On the long drive back home from North Yorkshire, I have time to think it all through. Certainly the way Lacey is doing these conversions is textbook, and everything is reversible, so I have the utmost respect for the way eDub operates: if you want your petrol power back, it’s easy enough to do. That GTI belongs to a Volkswagen collector who has boxed up the original engine, so it may live to drink fossil fuels once again.

My battery bottom line is this: go ahead and electrify your classic if you want to. For me, it nullifies the whole point of owning a historically significant and rare car, and it’s also prohibitively costly for the everyday motorist or classic car owner who isn’t a numbskull EV hater but who doesn’t feel the need to expensively eco-virtue. If that makes me an old combustion-engined dinosaur, then so be it.

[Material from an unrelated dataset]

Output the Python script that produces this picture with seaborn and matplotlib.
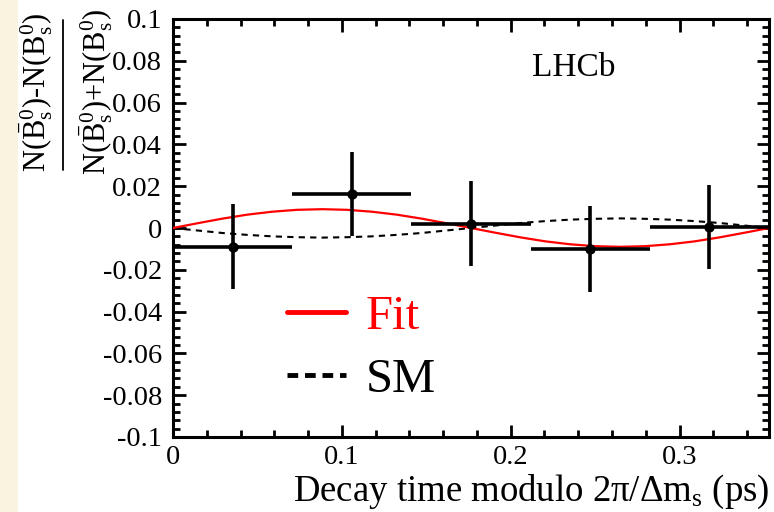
import matplotlib
matplotlib.use("Agg")
import matplotlib.pyplot as plt
import seaborn as sns
import pandas as pd
from matplotlib.lines import Line2D
from matplotlib.patches import Rectangle
from matplotlib.ticker import MultipleLocator, FixedLocator

# ---- data ----
bin_centers = [0.0353, 0.1059, 0.1765, 0.2471, 0.3177]
bin_halfwidth = [0.0353, 0.0353, 0.0353, 0.0353, 0.0353]
asym = [-0.0089, 0.0163, 0.0021, -0.0102, 0.0005]
asym_err = [0.0203, 0.0203, 0.0205, 0.0206, 0.0203]

curve_t = [0.0, 0.0147, 0.0294, 0.0441, 0.0588, 0.0735, 0.0883, 0.1030, 0.1177,
           0.1324, 0.1471, 0.1618, 0.1765, 0.1912, 0.2059, 0.2206, 0.2353, 0.2500,
           0.2648, 0.2795, 0.2942, 0.3089, 0.3236, 0.3383, 0.3530]
fit_vals = [0.0, 0.0023, 0.0045, 0.0064, 0.0078, 0.0087, 0.0090, 0.0087, 0.0078,
            0.0064, 0.0045, 0.0023, 0.0, -0.0023, -0.0045, -0.0064, -0.0078, -0.0087,
            -0.0090, -0.0087, -0.0078, -0.0064, -0.0045, -0.0023, 0.0]
sm_vals = [0.0, -0.0012, -0.0024, -0.0033, -0.0040, -0.0044, -0.0046, -0.0044, -0.0040,
           -0.0033, -0.0024, -0.0012, 0.0, 0.0012, 0.0024, 0.0033, 0.0040, 0.0044,
           0.0046, 0.0044, 0.0040, 0.0033, 0.0024, 0.0012, 0.0]

x_major = [0.0, 0.1, 0.2, 0.3]
x_labels = ["0", "0.1", "0.2", "0.3"]
y_major = [-0.1, -0.08, -0.06, -0.04, -0.02, 0.0, 0.02, 0.04, 0.06, 0.08, 0.1]
y_labels = ["-0.1", "-0.08", "-0.06", "-0.04", "-0.02", "0", "0.02", "0.04", "0.06", "0.08", "0.1"]

SERIF = ["Liberation Serif", "DejaVu Serif"]

# ---- style ----
sns.set_theme(style="white")
plt.rcParams["font.family"] = SERIF
plt.rcParams["mathtext.fontset"] = "custom"
plt.rcParams["mathtext.rm"] = "Liberation Serif"
plt.rcParams["mathtext.it"] = "Liberation Serif:italic"
plt.rcParams["mathtext.bf"] = "Liberation Serif:bold"
for k in ["text.color", "axes.labelcolor", "xtick.color", "ytick.color"]:
    plt.rcParams[k] = "black"

W, H = 774, 512
fig = plt.figure(figsize=(W / 100, H / 100), dpi=100)
fig.patch.set_facecolor("white")
fig.patches.append(Rectangle((0, 0), 18 / W, 1, transform=fig.transFigure,
                             facecolor="#f9f4df", edgecolor="none", zorder=0))
ax = fig.add_axes([173 / W, 75 / H, 596 / W, 418 / H])

df_fit = pd.DataFrame({"t": curve_t, "a": fit_vals})
df_sm = pd.DataFrame({"t": curve_t, "a": sm_vals})
df_pts = pd.DataFrame({"t": bin_centers, "a": asym})

sns.lineplot(data=df_sm, x="t", y="a", ax=ax, color="black", linewidth=1.5,
             linestyle=(0, (3, 2.5)), sort=False, estimator=None, legend=False, zorder=2)
sns.lineplot(data=df_fit, x="t", y="a", ax=ax, color="#ff0000", linewidth=1.6,
             sort=False, estimator=None, legend=False, zorder=3)
ax.errorbar(bin_centers, asym, xerr=bin_halfwidth, yerr=asym_err, fmt="none",
            ecolor="black", elinewidth=2.6, capsize=0, zorder=4)
sns.scatterplot(data=df_pts, x="t", y="a", ax=ax, color="black", s=55,
                edgecolor="black", linewidth=0, zorder=5, legend=False)

ax.set_xlim(0, 0.353)
ax.set_ylim(-0.1, 0.1)
ax.xaxis.set_major_locator(FixedLocator(x_major))
ax.set_xticklabels(x_labels, fontfamily=SERIF, fontsize=20.5)
ax.xaxis.set_minor_locator(MultipleLocator(0.02))
ax.yaxis.set_major_locator(FixedLocator(y_major))
ax.set_yticklabels(y_labels, fontfamily=SERIF, fontsize=20.5)
ax.yaxis.set_minor_locator(MultipleLocator(0.004))

ax.tick_params(which="both", direction="in", top=True, right=True, bottom=True, left=True,
               width=2.0, color="black", labelcolor="black")
ax.tick_params(which="major", length=9)
ax.tick_params(which="minor", length=5)
ax.tick_params(axis="y", pad=8)
ax.tick_params(axis="x", pad=6)
for s in ax.spines.values():
    s.set_visible(True)
    s.set_linewidth(2.2)
    s.set_color("black")
ax.set_xlabel("")
ax.set_ylabel("")

# x axis title
fig.text(769 / W, 1 - 501 / H, r"Decay time modulo 2π/Δm$_{\mathrm{s}}$ (ps)",
         ha="right", va="baseline", fontsize=26.5, color="black")

# y axis title: fraction drawn as numerator, bar, denominator
num = r"$\mathrm{N}(\bar{\mathrm{B}}^{0}_{\mathrm{s}})\text{-}\mathrm{N}(\mathrm{B}^{0}_{\mathrm{s}})$"
den = r"$\mathrm{N}(\bar{\mathrm{B}}^{0}_{\mathrm{s}})\text{+}\mathrm{N}(\mathrm{B}^{0}_{\mathrm{s}})$"
fig.text(36 / W, 1 - 92 / H, num, rotation=90, ha="center", va="center",
         fontsize=22, color="black")
fig.text(96 / W, 1 - 92 / H, den, rotation=90, ha="center", va="center",
         fontsize=22, color="black")
fig.add_artist(Line2D([63 / W, 63 / W], [1 - 20 / H, 1 - 170 / H], transform=fig.transFigure,
                      color="black", linewidth=1.3))

ax.text((574 - 173) / 596, (437 - 68) / 418, "LHCb", transform=ax.transAxes,
        ha="center", va="center", fontsize=24, color="black")

handles = [Line2D([0], [0], color="#ff0000", linewidth=3.5),
           Line2D([0], [0], color="black", linewidth=3.5, linestyle=(0, (2.2, 1.4)))]
leg = ax.legend(handles, ["Fit", "SM"], loc="upper left", bbox_to_anchor=(0.135, 0.42),
                frameon=False, fontsize=35, handlelength=1.2, handletextpad=0.41,
                labelspacing=0.38, borderpad=0.2)
leg.get_texts()[0].set_color("#ff0000")
leg.get_texts()[1].set_color("black")

fig.savefig("out.png", dpi=100)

My Baby Shark BMW, meanwhile, has completed a 371-mile round trip with the briefest of comfort and top-up breaks.

Conversion costs

An eCamper 25t – eDub’s Volkswagen T2 Camper Van Conversion kit – consists of a Tesla motor, which gives more than four times the original power, and replaces the gearbox, so there’s no clutch or gearstick. It has a 25kWh battery so should be good for up to 100 kilometres of real-world range per charge. It takes four hours to fully charge at 7kW and costs AUD$60,000, excluding the Camper Van itself. Alternatively, for AUD$85,000, the eCamper 75 offers around 350 kilometres of real-world range and can charge from 0-80% in 90 minutes at 40kW. Restoration of the T2 to a high standard with all the usual trimmings is roughly AUD$25k to AUD$35k, depending on vehicle condition.